# Supplied material start

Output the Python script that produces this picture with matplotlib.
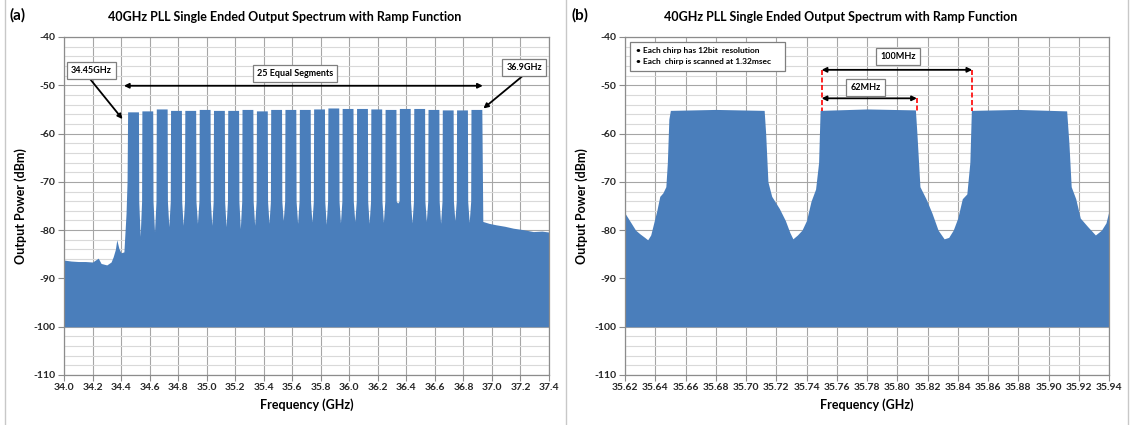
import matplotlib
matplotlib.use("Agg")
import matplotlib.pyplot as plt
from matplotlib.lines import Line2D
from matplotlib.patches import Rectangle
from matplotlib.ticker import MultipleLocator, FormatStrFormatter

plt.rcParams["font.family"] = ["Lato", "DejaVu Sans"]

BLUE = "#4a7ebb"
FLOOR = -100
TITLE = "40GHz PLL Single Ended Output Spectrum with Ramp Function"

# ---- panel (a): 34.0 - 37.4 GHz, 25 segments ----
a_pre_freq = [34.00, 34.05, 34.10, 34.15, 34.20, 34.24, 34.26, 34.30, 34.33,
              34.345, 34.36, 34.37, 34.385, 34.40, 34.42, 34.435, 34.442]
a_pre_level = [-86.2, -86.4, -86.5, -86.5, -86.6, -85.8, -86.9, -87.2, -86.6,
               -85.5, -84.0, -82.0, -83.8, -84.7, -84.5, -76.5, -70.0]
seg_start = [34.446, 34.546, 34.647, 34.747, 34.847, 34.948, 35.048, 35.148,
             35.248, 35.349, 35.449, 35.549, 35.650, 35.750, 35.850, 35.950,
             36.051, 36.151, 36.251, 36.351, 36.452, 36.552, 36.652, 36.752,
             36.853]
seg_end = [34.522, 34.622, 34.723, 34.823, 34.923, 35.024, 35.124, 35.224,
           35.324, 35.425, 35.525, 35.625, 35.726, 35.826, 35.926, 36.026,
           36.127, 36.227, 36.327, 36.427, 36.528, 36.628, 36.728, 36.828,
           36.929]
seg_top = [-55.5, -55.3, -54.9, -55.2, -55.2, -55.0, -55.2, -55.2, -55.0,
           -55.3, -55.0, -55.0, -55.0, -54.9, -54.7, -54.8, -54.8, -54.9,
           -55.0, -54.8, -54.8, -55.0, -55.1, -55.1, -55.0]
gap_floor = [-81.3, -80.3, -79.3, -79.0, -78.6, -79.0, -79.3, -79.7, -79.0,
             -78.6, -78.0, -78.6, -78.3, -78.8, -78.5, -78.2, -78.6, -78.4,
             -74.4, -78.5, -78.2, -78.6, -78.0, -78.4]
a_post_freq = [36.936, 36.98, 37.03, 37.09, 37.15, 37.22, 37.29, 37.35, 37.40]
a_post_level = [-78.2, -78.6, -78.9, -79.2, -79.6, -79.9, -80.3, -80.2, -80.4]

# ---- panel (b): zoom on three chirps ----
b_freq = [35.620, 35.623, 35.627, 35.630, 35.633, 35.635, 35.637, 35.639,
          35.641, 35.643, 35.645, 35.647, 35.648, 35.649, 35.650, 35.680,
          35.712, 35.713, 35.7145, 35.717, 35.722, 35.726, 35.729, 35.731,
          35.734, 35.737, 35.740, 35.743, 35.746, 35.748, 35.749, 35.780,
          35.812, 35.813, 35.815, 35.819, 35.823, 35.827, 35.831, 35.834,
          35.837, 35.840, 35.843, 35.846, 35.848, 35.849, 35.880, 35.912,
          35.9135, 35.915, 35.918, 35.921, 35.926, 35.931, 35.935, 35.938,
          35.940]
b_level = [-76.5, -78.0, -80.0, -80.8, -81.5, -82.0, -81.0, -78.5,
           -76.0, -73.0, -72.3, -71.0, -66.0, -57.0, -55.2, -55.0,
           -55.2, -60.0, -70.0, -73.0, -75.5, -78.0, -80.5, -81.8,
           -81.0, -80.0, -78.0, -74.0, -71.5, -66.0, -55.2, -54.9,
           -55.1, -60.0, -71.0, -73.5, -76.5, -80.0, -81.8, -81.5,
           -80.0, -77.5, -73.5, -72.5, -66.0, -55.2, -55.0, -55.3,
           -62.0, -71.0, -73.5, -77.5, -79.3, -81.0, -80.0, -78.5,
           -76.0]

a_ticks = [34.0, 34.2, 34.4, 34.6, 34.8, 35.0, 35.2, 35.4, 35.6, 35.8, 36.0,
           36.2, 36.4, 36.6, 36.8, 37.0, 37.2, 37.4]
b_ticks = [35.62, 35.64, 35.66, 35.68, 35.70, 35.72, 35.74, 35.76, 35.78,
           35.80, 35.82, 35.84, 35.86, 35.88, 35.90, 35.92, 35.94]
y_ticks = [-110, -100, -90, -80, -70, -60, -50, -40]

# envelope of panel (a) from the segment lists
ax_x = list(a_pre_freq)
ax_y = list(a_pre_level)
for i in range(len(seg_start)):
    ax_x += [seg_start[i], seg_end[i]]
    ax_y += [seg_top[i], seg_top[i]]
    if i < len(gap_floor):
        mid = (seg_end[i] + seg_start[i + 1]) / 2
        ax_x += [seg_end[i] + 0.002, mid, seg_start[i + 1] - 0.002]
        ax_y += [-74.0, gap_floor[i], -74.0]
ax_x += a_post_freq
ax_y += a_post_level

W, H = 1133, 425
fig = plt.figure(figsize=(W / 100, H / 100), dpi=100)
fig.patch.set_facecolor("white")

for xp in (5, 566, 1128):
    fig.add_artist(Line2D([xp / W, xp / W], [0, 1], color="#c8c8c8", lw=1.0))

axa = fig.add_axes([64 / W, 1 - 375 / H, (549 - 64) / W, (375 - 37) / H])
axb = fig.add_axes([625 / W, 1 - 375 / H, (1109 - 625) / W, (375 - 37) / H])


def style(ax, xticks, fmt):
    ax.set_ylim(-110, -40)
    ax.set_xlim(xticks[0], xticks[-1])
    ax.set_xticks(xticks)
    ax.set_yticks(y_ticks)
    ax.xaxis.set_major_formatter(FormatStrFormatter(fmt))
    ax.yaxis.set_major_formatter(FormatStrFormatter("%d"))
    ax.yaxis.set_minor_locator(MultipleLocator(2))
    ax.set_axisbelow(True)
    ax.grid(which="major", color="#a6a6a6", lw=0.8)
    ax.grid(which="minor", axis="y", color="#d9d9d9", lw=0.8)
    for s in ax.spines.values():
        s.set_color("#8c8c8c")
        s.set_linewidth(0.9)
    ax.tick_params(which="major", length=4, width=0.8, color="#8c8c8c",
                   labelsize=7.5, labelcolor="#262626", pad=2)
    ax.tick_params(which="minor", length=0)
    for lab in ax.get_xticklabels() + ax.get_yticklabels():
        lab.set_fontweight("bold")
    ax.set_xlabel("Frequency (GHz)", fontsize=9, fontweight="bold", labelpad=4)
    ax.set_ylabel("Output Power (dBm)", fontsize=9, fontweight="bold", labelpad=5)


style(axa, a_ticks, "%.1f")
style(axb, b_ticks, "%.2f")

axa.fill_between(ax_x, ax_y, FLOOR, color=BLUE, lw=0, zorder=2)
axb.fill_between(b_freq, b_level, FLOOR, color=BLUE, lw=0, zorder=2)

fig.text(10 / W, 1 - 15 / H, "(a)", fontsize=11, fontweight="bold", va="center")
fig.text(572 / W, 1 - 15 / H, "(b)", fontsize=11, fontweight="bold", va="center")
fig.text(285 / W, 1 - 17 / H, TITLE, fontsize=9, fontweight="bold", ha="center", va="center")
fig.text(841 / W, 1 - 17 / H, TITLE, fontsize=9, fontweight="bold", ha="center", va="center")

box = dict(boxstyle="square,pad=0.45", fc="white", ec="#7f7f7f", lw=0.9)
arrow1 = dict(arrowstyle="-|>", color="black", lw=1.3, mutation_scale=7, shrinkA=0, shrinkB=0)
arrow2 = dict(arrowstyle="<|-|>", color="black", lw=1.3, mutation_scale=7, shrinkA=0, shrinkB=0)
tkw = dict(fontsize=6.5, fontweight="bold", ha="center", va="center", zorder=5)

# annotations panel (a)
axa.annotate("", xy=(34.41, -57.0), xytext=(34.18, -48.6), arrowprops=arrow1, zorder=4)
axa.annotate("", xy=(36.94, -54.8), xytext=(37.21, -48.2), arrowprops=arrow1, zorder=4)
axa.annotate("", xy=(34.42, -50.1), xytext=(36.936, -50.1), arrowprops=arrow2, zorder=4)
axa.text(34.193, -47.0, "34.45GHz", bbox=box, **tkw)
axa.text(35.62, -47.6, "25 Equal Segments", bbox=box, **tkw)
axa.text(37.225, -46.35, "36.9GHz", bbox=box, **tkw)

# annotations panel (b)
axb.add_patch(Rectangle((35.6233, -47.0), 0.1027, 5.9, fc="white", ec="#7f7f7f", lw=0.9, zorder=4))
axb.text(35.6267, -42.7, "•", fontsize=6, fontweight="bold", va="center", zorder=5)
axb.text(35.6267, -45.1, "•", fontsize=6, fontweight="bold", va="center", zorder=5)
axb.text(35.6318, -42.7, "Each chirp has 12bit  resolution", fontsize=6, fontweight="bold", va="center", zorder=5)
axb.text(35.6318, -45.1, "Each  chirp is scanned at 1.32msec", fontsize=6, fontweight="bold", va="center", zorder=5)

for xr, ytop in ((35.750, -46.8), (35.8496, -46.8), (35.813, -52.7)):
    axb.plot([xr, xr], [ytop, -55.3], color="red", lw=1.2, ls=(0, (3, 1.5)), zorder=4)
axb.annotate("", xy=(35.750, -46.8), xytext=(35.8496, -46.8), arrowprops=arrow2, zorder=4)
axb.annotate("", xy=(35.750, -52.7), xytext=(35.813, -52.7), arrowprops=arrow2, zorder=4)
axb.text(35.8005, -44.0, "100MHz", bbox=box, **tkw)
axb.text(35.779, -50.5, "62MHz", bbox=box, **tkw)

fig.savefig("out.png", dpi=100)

# Supplied material end

• Direction:
Restate the data word for word from its first line through the line with "PLL Single Ended", leaving out any picture along the way.

• Result below:
Output the Python script that produces this picture with matplotlib.
import matplotlib
matplotlib.use("Agg")
import matplotlib.pyplot as plt
from matplotlib.lines import Line2D
from matplotlib.patches import Rectangle
from matplotlib.ticker import MultipleLocator, FormatStrFormatter

plt.rcParams["font.family"] = ["Lato", "DejaVu Sans"]

BLUE = "#4a7ebb"
FLOOR = -100
TITLE = "40GHz PLL Single Ended Output Spectrum with Ramp Function"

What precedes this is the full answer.